Links to zip and torrent files were posted under the profile of someone called EMLEAKS on Pastebin, an anonymous publishing website. The archive was shared on the popular forum 4chan and promoted on Twitter by far-right activists, before WikiLeaks gave it extensive exposure online.

The leak appeared to mostly involve documents that showed the mundane inner workings of a presidential campaign, including professional and private emails, memos, contracts and accounting documents. The Paris prosecutor’s office has opened an investigation into the hacking.

Mr. Macron’s campaign had said that all of the stolen documents were “legal” and “authentic” but that fake ones had been added to “sow doubt and disinformation.” It denounced the hack as an attempt to destabilize democracy.

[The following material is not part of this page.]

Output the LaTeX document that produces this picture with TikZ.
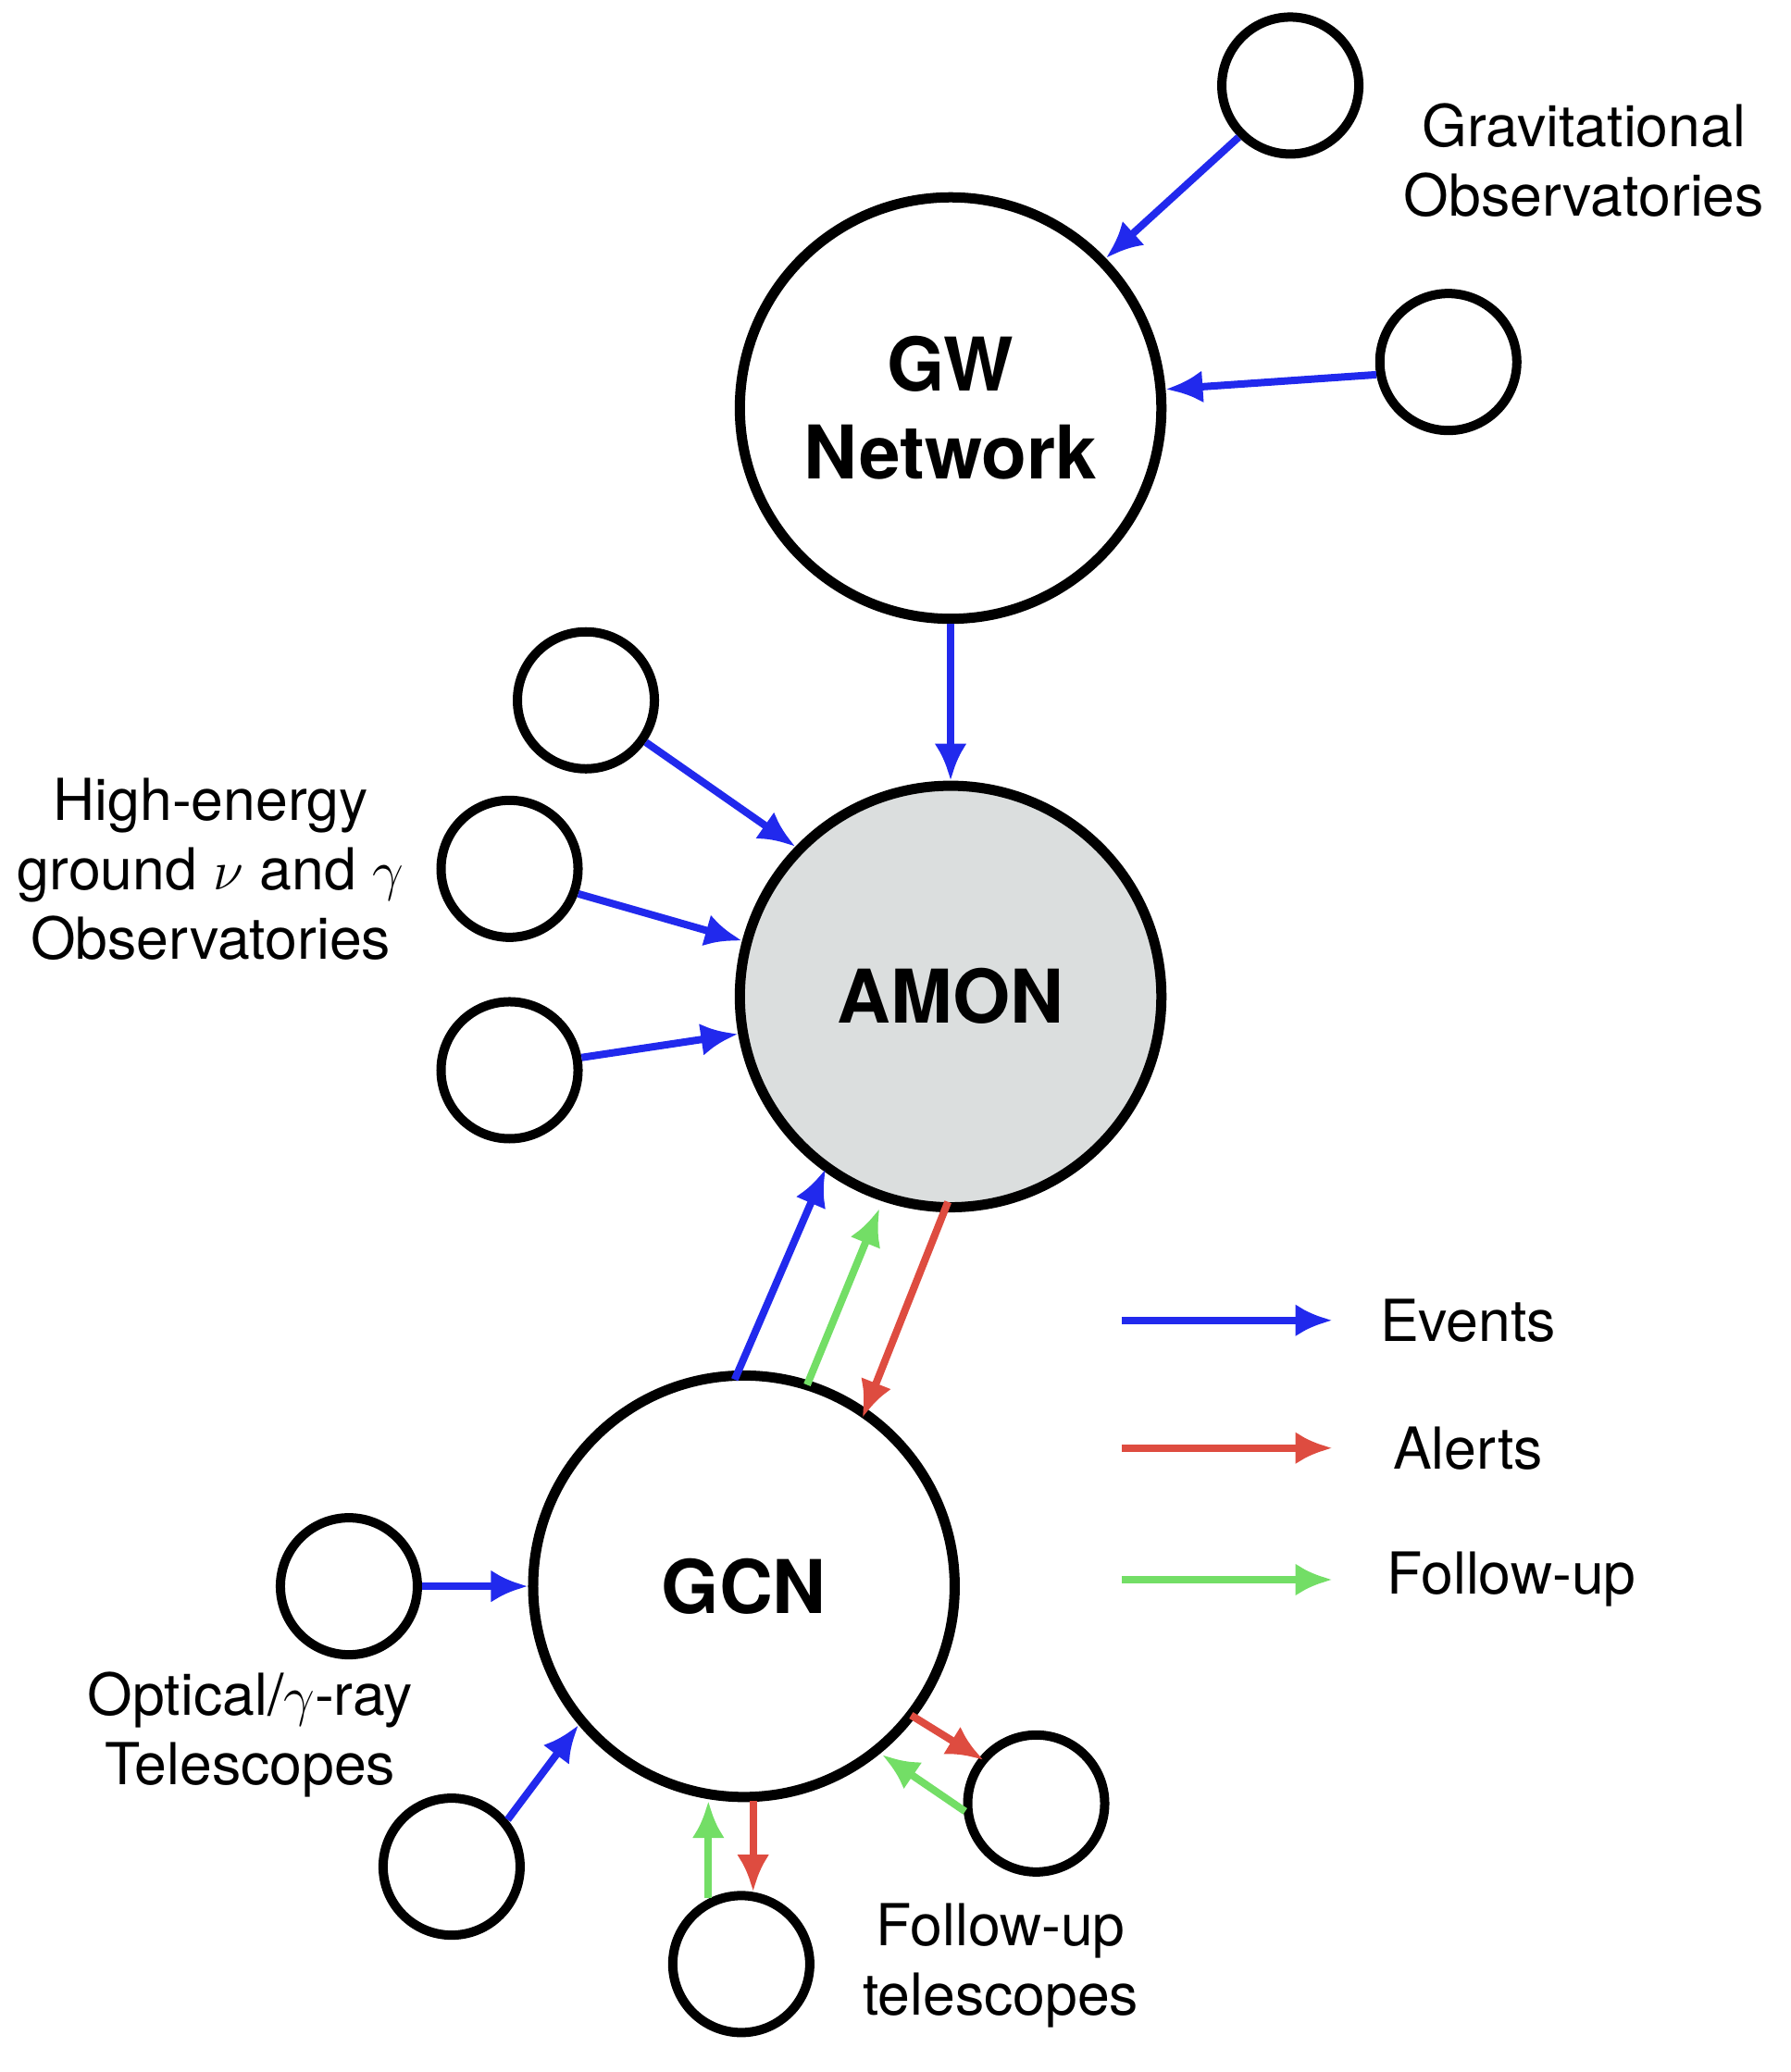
\documentclass[tikz,border=0pt]{standalone}
\usepackage{fontspec}
\setmainfont{TeX Gyre Heros}
\usetikzlibrary{arrows.meta}
\definecolor{evblue}{rgb}{0.13,0.16,0.93}
\definecolor{alred}{rgb}{0.87,0.30,0.25}
\definecolor{fugreen}{rgb}{0.45,0.87,0.40}
\definecolor{amongray}{rgb}{0.86,0.87,0.87}
\tikzset{
  hub/.style={circle,draw,line width=2.2pt,minimum size=3.2cm,inner sep=0pt,font=\fontsize{16}{19}\selectfont\bfseries,align=center},
  obs/.style={circle,draw,line width=2pt,minimum size=1.04cm,inner sep=0pt},
  lab/.style={font=\fontsize{12.5}{15}\selectfont,align=center},
  ev/.style={evblue,line width=1.6pt,-{Latex[length=8pt,width=7pt]}},
  al/.style={alred,line width=1.6pt,-{Latex[length=8pt,width=7pt]}},
  fu/.style={fugreen,line width=1.6pt,-{Latex[length=8pt,width=7pt]}}
}
\begin{document}
\begin{tikzpicture}[x=0.01cm,y=-0.01cm]
  \useasboundingbox (0,0) rectangle (1360,1574);
  % hubs
  \node[hub] (gw) at (722,310) {GW\\Network};
  \node[hub,fill=amongray] (amon) at (722,757) {AMON};
  \node[hub] (gcn) at (565,1205) {GCN};

  % gravitational observatories
  \node[obs] (g1) at (980,65) {};
  \node[obs] (g2) at (1100,275) {};
  \node[lab] (glab) at (1203,122) {Gravitational\\Observatories};
  \draw[ev] (g1.225) -- (gw.44);
  \draw[ev] (g2.190) -- (gw.5);
  \draw[ev] (gw.south) -- (amon.north);

  % high-energy observatories
  \node[obs] (h1) at (445,532) {};
  \node[obs] (h2) at (387,660) {};
  \node[obs] (h3) at (387,813) {};
  \node[lab] (hlab) at (160,660) {High-energy\\ground $\nu$ and $\gamma$\\Observatories};
  \draw[ev] (h1.-35) -- (amon.136);
  \draw[ev] (h2.-20) -- (amon.165);
  \draw[ev] (h3.10) -- (amon.190);

  % GCN <-> AMON
  \coordinate (b0) at (558,1048);
  \coordinate (b1) at (627,888);
  \coordinate (f0) at (613,1052);
  \coordinate (f1) at (668,918);
  \coordinate (r0) at (720,913);
  \coordinate (r1) at (655,1077);
  \draw[ev] (b0) -- (b1);
  \draw[fu] (f0) -- (f1);
  \draw[al] (r0) -- (r1);

  % optical telescopes
  \node[obs] (o1) at (265,1205) {};
  \node[obs] (o2) at (343,1418) {};
  \node[lab] (olab) at (190,1318) {Optical/$\gamma$-ray\\Telescopes};
  \draw[ev] (o1.east) -- (gcn.180);
  \draw[ev] (o2.40) -- (gcn.220);

  % follow-up telescopes
  \node[obs] (t1) at (563,1492) {};
  \node[obs] (t2) at (787,1370) {};
  \node[lab] (tlab) at (760,1493) {Follow-up\\telescopes};
  \coordinate (tg0) at (538,1442);
  \coordinate (tg1) at (538,1368);
  \coordinate (tr0) at (572,1368);
  \coordinate (tr1) at (572,1437);
  \draw[fu] (tg0) -- (tg1);
  \draw[al] (tr0) -- (tr1);
  \coordinate (sr0) at (692,1303);
  \coordinate (sr1) at (747,1337);
  \coordinate (sg0) at (733,1376);
  \coordinate (sg1) at (670,1333);
  \draw[al] (sr0) -- (sr1);
  \draw[fu] (sg0) -- (sg1);

  % legend
  \coordinate (le0) at (852,1003); \coordinate (le1) at (1012,1003);
  \coordinate (la0) at (852,1100); \coordinate (la1) at (1012,1100);
  \coordinate (lf0) at (852,1200); \coordinate (lf1) at (1012,1200);
  \draw[ev] (le0) -- (le1);
  \draw[al] (la0) -- (la1);
  \draw[fu] (lf0) -- (lf1);
  \node[lab] (lev) at (1115,1003) {Events};
  \node[lab] (lal) at (1115,1100) {Alerts};
  \node[lab] (lfu) at (1148,1200) {Follow-up};
\end{tikzpicture}
\end{document}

It was not clear what was genuine and what wasn’t. It will presumably take experts weeks to sift through and assess all the leaked documents. Experts suspect a Russian-linked espionage operation known as A.P.T. 28, or Fancy Bear, may be involved, although there is no firm evidence that the operation was behind the thefts. European and American analysts have determined that the group was responsible for hacking the Democratic National Committee in the United States.

Mr. Macron’s party has been targeted by hackers since last year. Last month, Trend Micro, a cybersecurity firm, said that a hacking group believed to be a Russian intelligence unit had attacked Mr. Macron’s campaign, sending emails to campaign officials and others with links to fake websites designed to bait them into turning over passwords.